Roger Salardenne (1902-1968)
Journaliste, écrivain et humoriste, Roger Ferdinand Alexis Salardenne naît le 3 mars 1902 à Sedan (Ardennes). Il s’impose dès les années 1920 comme l’une des figures singulières de l’humour français, mêlant fantaisie loufoque, érudition décalée et regard bienveillant sur le monde. Il meurt à Paris (XXᵉ arrondissement) le 8 mai 1968, au terme d’une longue maladie.

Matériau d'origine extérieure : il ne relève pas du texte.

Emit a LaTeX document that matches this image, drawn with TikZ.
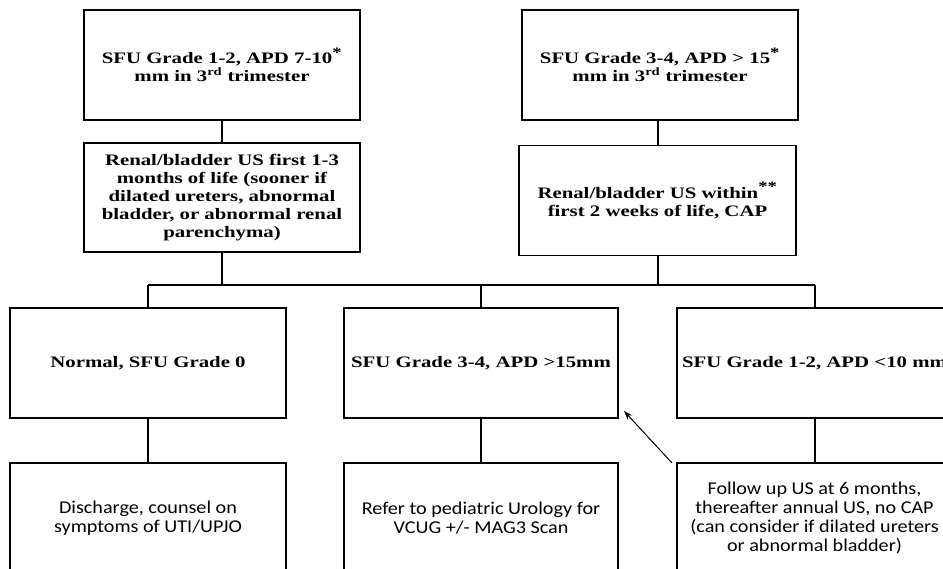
\documentclass[tikz,border=0pt]{standalone}
\usepackage{fontspec}
\setmainfont{Liberation Serif}
\newfontfamily\boxserif{Liberation Serif}[FakeStretch=1.3]
\newfontfamily\boxsans[FakeStretch=1.12]{Carlito}
\usetikzlibrary{positioning, calc, arrows.meta}

\tikzset{
    flowbox/.style={draw, line width=1.8pt, minimum width=276pt, minimum height=110pt, align=center, inner sep=2pt},
    serifbox/.style={flowbox, font=\boxserif\fontsize{16}{18}\selectfont\bfseries},
    sansbox/.style={flowbox, font=\boxsans\fontsize{18}{19}\selectfont},
    link/.style={line width=2pt}
}

\begin{document}
\begin{tikzpicture}[x=1pt, y=-1pt]
    \useasboundingbox (0,0) rectangle (943,569);
    \clip (0,0) rectangle (943,569);

    % prenatal findings
    \node[serifbox] (mild) at (222,65) {SFU Grade 1-2, APD 7-10\textsuperscript{\Large*}\\mm in 3\textsuperscript{rd} trimester};
    \node[serifbox] (severe) at (660,65) {SFU Grade 3-4, APD > 15\textsuperscript{\Large*}\\mm in 3\textsuperscript{rd} trimester};

    % postnatal imaging
    \node[serifbox, minimum height=109pt] (usmild) at (222,197.5) {Renal/bladder US first 1-3\\months of life (sooner if\\dilated ureters, abnormal\\bladder, or abnormal renal\\parenchyma)};
    \node[serifbox, minimum width=277pt] (ussevere) at (657.5,200.5) {Renal/bladder US within\textsuperscript{\Large**}\\first 2 weeks of life, CAP};

    % results
    \node[serifbox] (normal) at (148,363) {Normal, SFU Grade 0};
    \node[serifbox, minimum width=274pt] (sfuhigh) at (481,363) {SFU Grade 3-4, APD >15mm};
    \node[serifbox, minimum width=275pt] (sfulow) at (814.5,363) {SFU Grade 1-2, APD <10 mm};

    % management
    \node[sansbox] (discharge) at (148,518) {Discharge, counsel on\\symptoms of UTI/UPJO};
    \node[sansbox, minimum width=274pt] (refer) at (481,518) {Refer to pediatric Urology for\\VCUG +/- MAG3 Scan};
    \node[sansbox, minimum width=275pt] (followup) at (814.5,518) {Follow up US at 6 months,\\thereafter annual US, no CAP\\(can consider if dilated ureters\\or abnormal bladder)};

    \coordinate (busL) at (148,285);
    \coordinate (busR) at (814.5,285);

    \draw[link] (mild) -- (usmild);
    \draw[link] (severe.south -| ussevere) -- (ussevere);
    \draw[link] (usmild) -- (usmild |- busL);
    \draw[link] (ussevere) -- (ussevere |- busL);
    \draw[link] (busL) -- (busR);
    \draw[link] (busL) -- (normal);
    \draw[link] (sfuhigh |- busL) -- (sfuhigh);
    \draw[link] (busR) -- (sfulow);

    \draw[link] (normal) -- (discharge);
    \draw[link] (sfuhigh) -- (refer);
    \draw[link] (sfulow) -- (followup);

    \draw[line width=1pt, -{Stealth[length=9pt, width=6pt]}] ([xshift=-4pt, yshift=-1pt]followup.north west) -- ([xshift=5pt, yshift=8pt]sfuhigh.south east);
\end{tikzpicture}
\end{document}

Des débuts précoces dans la presse
Entré très tôt dans le journalisme, Roger Salardenne publie ses premiers textes au début des années 1920. Il collabore à divers journaux et maisons d’édition populaires, où il signe romans, chroniques et « gauloiseries », parfois d’inspiration érotique, dans un esprit volontiers parodique. Il écrit notamment pour les éditions Rouff et Ferenczi & fils, et cosigne avec l’humoriste René Virard La Vénus des sleepings (1927).
Curieux de tout, il est aussi l’auteur de plusieurs ouvrages très documentés consacrés au naturisme en Allemagne à l’époque de la République de Weimar (1929-1931), travaux aujourd’hui peu connus mais révélateurs d’un esprit attentif aux marges, aux utopies sociales et aux contre-cultures européennes.
Le Fakir du Canard enchaîné
Roger Salardenne entre au Canard enchaîné dès septembre 1923. À partir de 1925, il y tient régulièrement chronique sous le pseudonyme savoureusement orientaliste de « Fakir Denn’salhar », dans la rubrique « Le coin du fakir ». Pendant des décennies, il y commente l’actualité avec une bonne humeur imperturbable, un humour « délicieusement loufoque », selon les mots mêmes du journal.
Son style, faussement nonchalant, repose sur l’absurde, le décalage et une ironie sans méchanceté. Loin de l’attaque frontale, Salardenne préfère la pirouette, l’ellipse et le sourire en coin. Cette voix singulière s’épanouit aussi bien dans les colonnes du Canard que dans celles de L’Os à moelle, hebdomadaire satirique fondé par Pierre Dac, qu’il anime à ses côtés.
Reportages, romans et fidélités
Outre ses chroniques humoristiques, Roger Salardenne signe des grands reportages, notamment dans Le Parisien libéré, ainsi que des romans « farfelus », selon l’expression affectueuse du Canard. Il demeure toutefois profondément attaché à une forme d’humour populaire et accessible, sans jamais céder au cynisme.
Durant la Seconde Guerre mondiale, il participe au journal humoristique lyonnais Guignol, en compagnie d’Ernest Reynaud. Après la Libération, il retrouve naturellement la rédaction du Canard enchaîné, où il poursuit sa collaboration jusqu’à ce que la maladie l’oblige à se retirer progressivement de l’écriture.
Un homme à part
Dans le bref hommage que lui rend le Canard enchaîné du 15 mai 1968, le journal souligne que, malgré les années de silence imposées par la maladie, Roger Salardenne avait conservé intact « son humour imperturbable ». Ceux qui l’ont connu gardent le souvenir d’« un ami affable et doux », semblant traverser la vie « hors de portée des méchancetés ».
Toute l’équipe du Canard s’associe alors à la peine de sa femme et de sa fille, saluant la mémoire d’un compagnon de route fidèle, discret et profondément humain.
Fumet de Canard : Fakir sans tapis volant mais jamais à court de pirouettes, Roger Salardenne aura fait du rire une forme de politesse, et de la loufoquerie un art sérieux. Une plume douce, obstinément libre, qui savait regarder le monde de biais pour mieux en révéler l’absurdité.